Pull out the lines from the line containing "Write a component" through the line containing "188, axisTo: 1158", both lines included, and copy them exactly.
----- GIVEN RECORDS -----
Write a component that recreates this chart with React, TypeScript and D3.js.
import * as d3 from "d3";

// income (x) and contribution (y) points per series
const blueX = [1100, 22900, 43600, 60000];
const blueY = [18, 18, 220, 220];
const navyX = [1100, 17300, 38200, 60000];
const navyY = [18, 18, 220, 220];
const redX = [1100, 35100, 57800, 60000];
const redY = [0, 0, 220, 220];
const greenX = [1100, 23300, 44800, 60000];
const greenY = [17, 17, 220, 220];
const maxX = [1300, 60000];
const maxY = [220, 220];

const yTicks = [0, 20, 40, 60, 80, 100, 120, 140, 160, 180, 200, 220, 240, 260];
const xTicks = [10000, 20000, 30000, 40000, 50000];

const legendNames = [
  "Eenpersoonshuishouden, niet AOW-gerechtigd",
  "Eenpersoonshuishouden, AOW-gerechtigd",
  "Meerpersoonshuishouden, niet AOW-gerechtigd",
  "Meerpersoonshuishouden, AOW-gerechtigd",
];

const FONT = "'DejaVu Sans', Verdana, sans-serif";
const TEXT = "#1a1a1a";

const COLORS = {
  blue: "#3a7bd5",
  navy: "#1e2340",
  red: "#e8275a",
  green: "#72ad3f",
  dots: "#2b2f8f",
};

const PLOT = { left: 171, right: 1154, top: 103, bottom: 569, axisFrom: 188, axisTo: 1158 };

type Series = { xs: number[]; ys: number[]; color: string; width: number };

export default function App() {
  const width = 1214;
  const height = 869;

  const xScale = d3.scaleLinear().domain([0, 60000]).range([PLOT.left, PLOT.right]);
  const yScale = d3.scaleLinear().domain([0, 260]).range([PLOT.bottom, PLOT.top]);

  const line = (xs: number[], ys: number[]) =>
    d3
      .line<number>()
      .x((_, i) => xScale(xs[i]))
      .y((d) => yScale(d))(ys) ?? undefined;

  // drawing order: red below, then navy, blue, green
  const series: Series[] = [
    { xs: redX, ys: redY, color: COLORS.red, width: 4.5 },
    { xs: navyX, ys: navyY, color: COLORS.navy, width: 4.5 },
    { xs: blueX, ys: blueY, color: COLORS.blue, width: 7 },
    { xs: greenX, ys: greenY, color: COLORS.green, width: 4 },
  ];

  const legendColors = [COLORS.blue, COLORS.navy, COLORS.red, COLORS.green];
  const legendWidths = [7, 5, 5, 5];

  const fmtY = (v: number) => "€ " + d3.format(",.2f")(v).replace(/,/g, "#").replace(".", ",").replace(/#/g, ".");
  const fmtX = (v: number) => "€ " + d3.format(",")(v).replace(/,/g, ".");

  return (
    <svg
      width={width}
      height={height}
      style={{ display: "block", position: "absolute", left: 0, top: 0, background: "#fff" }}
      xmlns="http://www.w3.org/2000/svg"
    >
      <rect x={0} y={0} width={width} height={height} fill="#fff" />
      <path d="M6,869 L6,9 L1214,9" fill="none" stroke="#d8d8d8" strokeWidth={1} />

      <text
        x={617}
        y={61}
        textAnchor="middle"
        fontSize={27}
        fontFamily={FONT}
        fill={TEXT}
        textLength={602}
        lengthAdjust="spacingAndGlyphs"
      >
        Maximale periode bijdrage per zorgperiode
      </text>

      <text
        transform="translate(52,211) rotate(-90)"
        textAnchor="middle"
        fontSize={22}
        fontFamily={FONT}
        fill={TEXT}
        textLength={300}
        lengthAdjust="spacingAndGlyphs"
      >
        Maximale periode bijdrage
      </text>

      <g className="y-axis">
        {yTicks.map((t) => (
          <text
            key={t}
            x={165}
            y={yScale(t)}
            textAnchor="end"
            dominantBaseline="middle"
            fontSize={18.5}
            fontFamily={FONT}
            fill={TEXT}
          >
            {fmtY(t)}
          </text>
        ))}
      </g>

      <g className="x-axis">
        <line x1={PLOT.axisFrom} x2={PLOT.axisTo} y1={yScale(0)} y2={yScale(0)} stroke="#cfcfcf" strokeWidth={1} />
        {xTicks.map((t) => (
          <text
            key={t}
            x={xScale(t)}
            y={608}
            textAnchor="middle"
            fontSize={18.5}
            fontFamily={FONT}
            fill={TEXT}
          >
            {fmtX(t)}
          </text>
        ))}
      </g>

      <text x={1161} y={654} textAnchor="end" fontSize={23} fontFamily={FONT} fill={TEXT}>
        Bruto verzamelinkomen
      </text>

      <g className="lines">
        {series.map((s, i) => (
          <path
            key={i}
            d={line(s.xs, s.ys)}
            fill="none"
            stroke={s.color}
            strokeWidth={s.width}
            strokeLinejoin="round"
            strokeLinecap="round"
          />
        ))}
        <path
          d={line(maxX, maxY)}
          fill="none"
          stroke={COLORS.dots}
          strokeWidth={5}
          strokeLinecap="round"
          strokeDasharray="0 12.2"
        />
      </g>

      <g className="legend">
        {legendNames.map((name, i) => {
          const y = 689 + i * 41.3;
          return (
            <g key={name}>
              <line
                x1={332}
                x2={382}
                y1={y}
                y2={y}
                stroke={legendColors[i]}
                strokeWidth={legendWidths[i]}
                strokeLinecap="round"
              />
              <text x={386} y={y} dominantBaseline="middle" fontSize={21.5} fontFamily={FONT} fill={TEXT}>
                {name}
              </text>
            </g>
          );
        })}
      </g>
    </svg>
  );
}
-----
----- GIVEN RECORDS -----
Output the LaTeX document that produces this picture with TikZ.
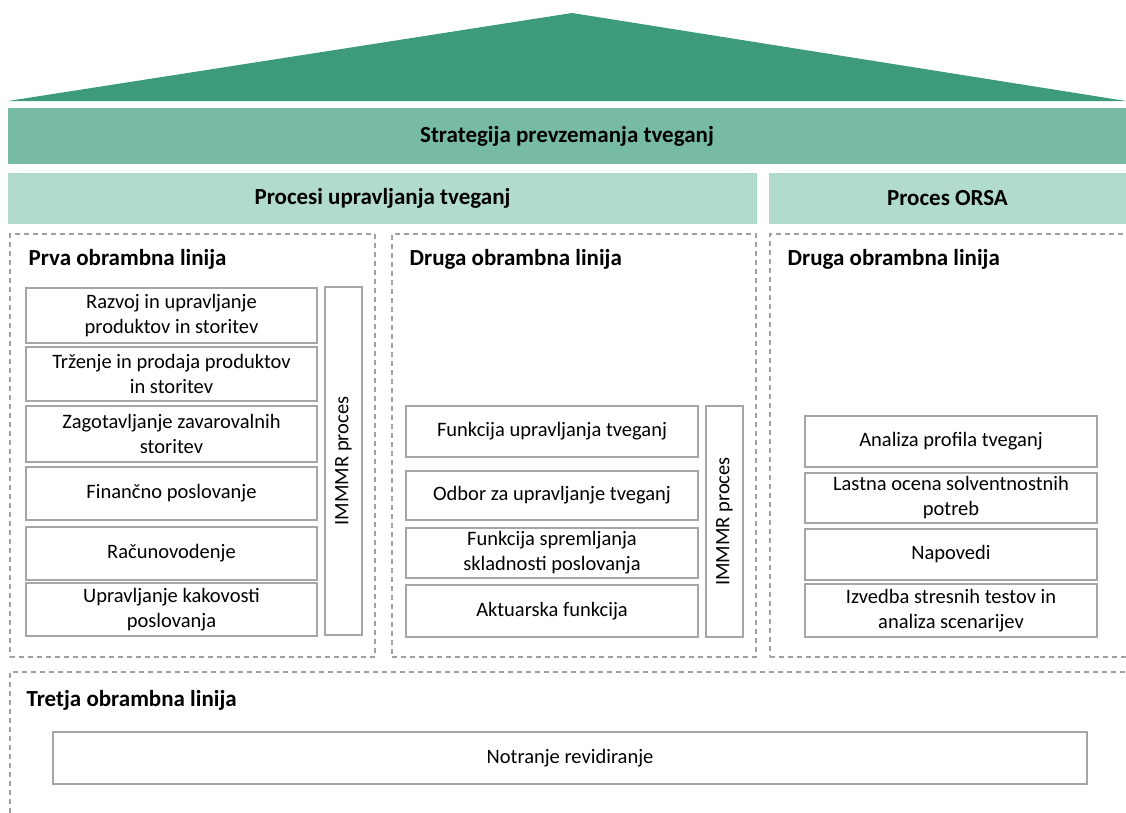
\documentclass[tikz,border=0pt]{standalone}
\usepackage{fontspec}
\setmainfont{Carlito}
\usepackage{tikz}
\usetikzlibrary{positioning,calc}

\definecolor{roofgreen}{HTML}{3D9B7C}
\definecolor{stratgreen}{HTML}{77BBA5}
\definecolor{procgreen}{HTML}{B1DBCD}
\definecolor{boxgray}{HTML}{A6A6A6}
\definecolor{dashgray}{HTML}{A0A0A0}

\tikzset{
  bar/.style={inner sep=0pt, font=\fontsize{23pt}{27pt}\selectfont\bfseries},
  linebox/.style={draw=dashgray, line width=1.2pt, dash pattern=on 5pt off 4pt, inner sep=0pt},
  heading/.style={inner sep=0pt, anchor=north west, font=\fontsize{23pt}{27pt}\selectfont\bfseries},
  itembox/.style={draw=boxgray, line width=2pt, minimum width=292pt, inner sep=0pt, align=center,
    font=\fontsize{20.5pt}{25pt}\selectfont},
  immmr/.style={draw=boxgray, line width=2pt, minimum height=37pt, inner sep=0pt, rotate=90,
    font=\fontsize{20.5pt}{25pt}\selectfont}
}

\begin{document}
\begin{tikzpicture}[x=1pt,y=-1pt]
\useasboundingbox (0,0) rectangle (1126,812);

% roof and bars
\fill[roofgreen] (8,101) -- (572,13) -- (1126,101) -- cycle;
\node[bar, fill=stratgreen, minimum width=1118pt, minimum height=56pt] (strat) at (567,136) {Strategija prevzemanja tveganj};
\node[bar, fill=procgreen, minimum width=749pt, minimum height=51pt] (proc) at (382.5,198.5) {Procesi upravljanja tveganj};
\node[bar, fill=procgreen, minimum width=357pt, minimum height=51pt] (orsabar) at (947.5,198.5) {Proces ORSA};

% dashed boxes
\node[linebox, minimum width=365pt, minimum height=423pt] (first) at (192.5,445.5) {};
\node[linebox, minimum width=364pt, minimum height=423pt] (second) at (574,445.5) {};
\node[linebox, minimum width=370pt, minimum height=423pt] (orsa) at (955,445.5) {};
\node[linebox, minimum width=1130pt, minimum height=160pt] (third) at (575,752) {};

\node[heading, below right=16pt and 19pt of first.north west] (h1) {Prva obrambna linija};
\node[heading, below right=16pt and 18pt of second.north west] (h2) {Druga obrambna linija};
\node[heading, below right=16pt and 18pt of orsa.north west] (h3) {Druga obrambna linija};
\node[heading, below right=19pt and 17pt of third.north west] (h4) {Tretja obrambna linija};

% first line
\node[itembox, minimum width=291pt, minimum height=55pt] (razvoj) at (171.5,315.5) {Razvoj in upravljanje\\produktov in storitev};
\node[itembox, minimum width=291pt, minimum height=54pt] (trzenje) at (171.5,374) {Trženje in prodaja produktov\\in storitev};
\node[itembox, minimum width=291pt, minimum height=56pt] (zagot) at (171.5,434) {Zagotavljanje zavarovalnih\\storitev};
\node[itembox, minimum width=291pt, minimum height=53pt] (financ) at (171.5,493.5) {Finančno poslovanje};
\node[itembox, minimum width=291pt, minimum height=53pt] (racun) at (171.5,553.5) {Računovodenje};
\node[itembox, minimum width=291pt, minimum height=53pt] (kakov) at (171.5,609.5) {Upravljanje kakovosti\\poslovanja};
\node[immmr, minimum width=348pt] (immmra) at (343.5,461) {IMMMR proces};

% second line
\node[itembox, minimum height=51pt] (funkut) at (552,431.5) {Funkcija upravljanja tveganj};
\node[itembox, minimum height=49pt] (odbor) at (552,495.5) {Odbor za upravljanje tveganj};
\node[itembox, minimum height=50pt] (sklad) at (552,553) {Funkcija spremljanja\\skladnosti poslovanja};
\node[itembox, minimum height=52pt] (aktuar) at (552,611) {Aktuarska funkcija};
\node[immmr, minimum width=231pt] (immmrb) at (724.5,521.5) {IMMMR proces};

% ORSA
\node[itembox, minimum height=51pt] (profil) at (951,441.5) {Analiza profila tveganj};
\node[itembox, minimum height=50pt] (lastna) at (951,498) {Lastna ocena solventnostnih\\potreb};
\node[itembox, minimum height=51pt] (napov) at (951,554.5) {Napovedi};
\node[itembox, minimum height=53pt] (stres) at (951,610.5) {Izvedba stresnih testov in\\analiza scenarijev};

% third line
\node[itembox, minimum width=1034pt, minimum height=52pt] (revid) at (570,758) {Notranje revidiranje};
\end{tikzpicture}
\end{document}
-----
### ANSWER FOR THE TASK
Write a component that recreates this chart with React, TypeScript and D3.js.
import * as d3 from "d3";

// income (x) and contribution (y) points per series
const blueX = [1100, 22900, 43600, 60000];
const blueY = [18, 18, 220, 220];
const navyX = [1100, 17300, 38200, 60000];
const navyY = [18, 18, 220, 220];
const redX = [1100, 35100, 57800, 60000];
const redY = [0, 0, 220, 220];
const greenX = [1100, 23300, 44800, 60000];
const greenY = [17, 17, 220, 220];
const maxX = [1300, 60000];
const maxY = [220, 220];

const yTicks = [0, 20, 40, 60, 80, 100, 120, 140, 160, 180, 200, 220, 240, 260];
const xTicks = [10000, 20000, 30000, 40000, 50000];

const legendNames = [
  "Eenpersoonshuishouden, niet AOW-gerechtigd",
  "Eenpersoonshuishouden, AOW-gerechtigd",
  "Meerpersoonshuishouden, niet AOW-gerechtigd",
  "Meerpersoonshuishouden, AOW-gerechtigd",
];

const FONT = "'DejaVu Sans', Verdana, sans-serif";
const TEXT = "#1a1a1a";

const COLORS = {
  blue: "#3a7bd5",
  navy: "#1e2340",
  red: "#e8275a",
  green: "#72ad3f",
  dots: "#2b2f8f",
};

const PLOT = { left: 171, right: 1154, top: 103, bottom: 569, axisFrom: 188, axisTo: 1158 };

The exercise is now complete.